In 1993 Milkweed Editions had its first real bestseller with Larry Watson's novel, Montana 1948. The book, for the nonprofit indie, sold 40,000 copies in hardcover before the press licensed the paperback rights to Washington Square Press. Watson, who then went on to release his next five works with bigger houses, has returned to Milkweed for his latest, American Boy. For Milkweed, which is going out with a significant first printing of 20,000 on Boy, Watson's return is not only an editorial coup, it's a major homecoming.
American Boy is a work "in the same vein" as Montana 1948 according to Milkweed marketing and publicity manager Ethan Rutherford. That Watson decided to return to the small press which put him on the map is, in part, owed to the author's relationship with Milkweed publisher and CEO Daniel Slager. Slager, who took over at Milkweed in 2007 after being an editor at Harcourt, contacted Watson about coming back to the press. The conversation, Rutherford said, led to something of a meeting of the minds. "I think that a large part of [Watson's] decision to publish this new novel with us had to do with the creative connection that he and Daniel made."

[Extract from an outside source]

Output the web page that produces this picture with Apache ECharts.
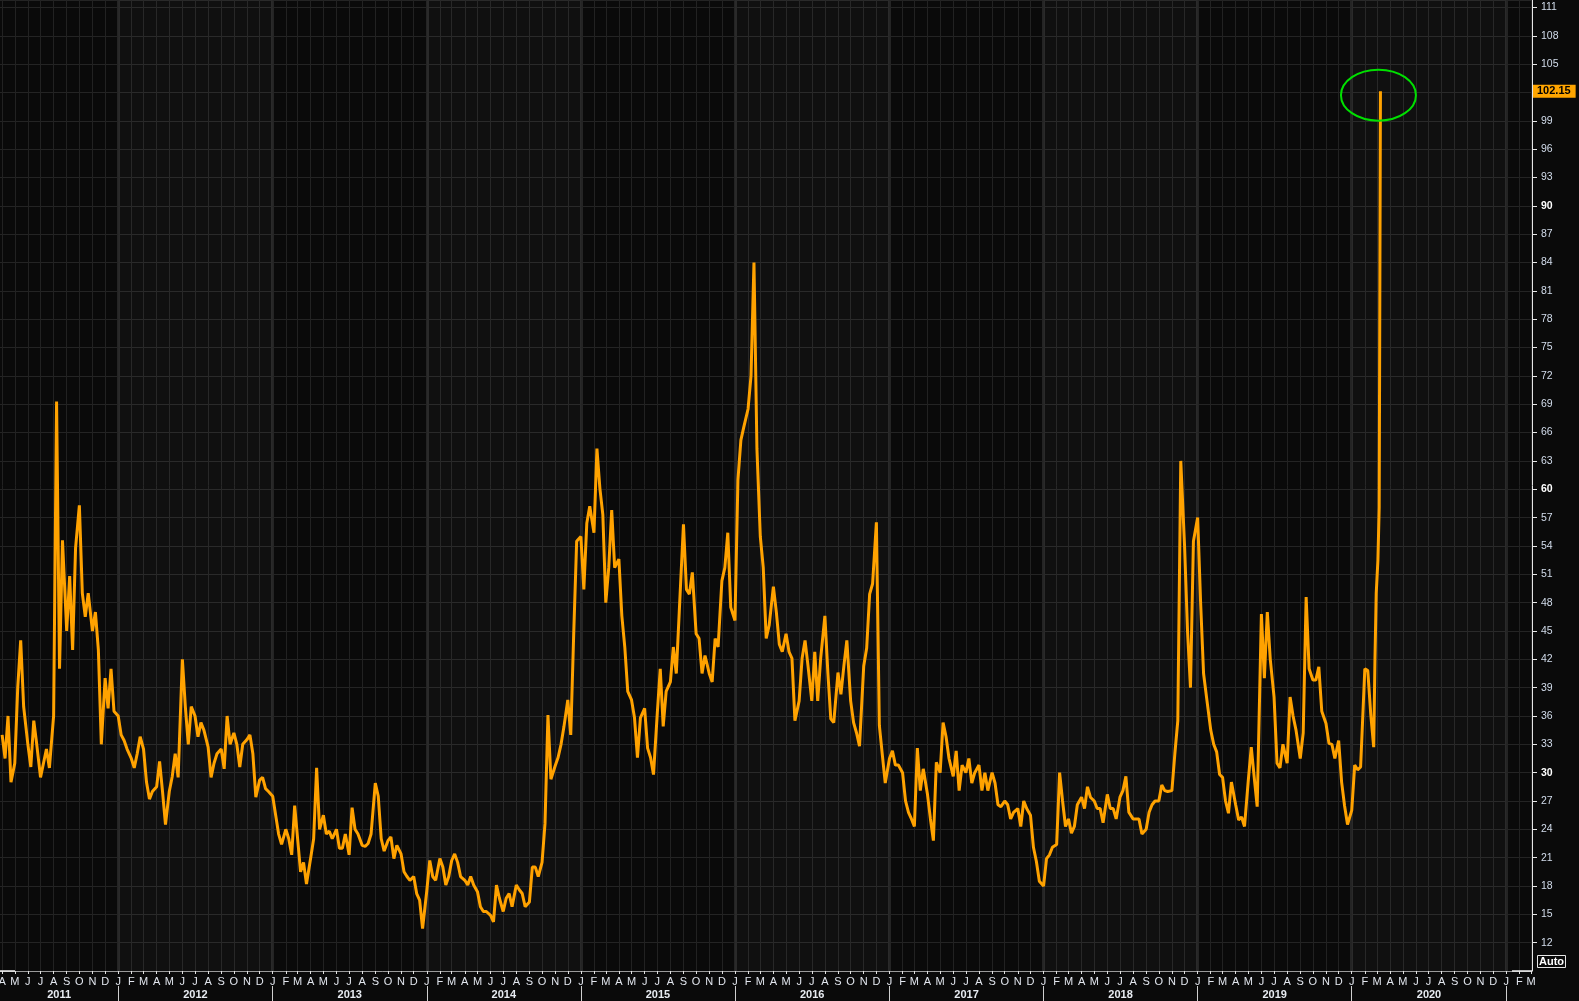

American Boy is scheduled for October and is the first of two novels by Watson that Milkweed signed. The press will be releasing a second, currently untitled work, in fall 2013. (Milkweed will also be reissuing Watson's short story collection, Justice, in October, to coincide with the release of American Boy.)
While Milkweed is happy to see an old face on its new list, the press is, of course, hoping to see Boy do the kind of business Montana 1948 did. After Milkweed reissued its own edition paperback of Montana 1948 in 2007, that edition has gone on to sell nearly 100,000 copies and is, in Rutherford's estimation, "a sustaining cornerstone of the press's sales revenue today." Another such cornerstone would certainly be appreciated.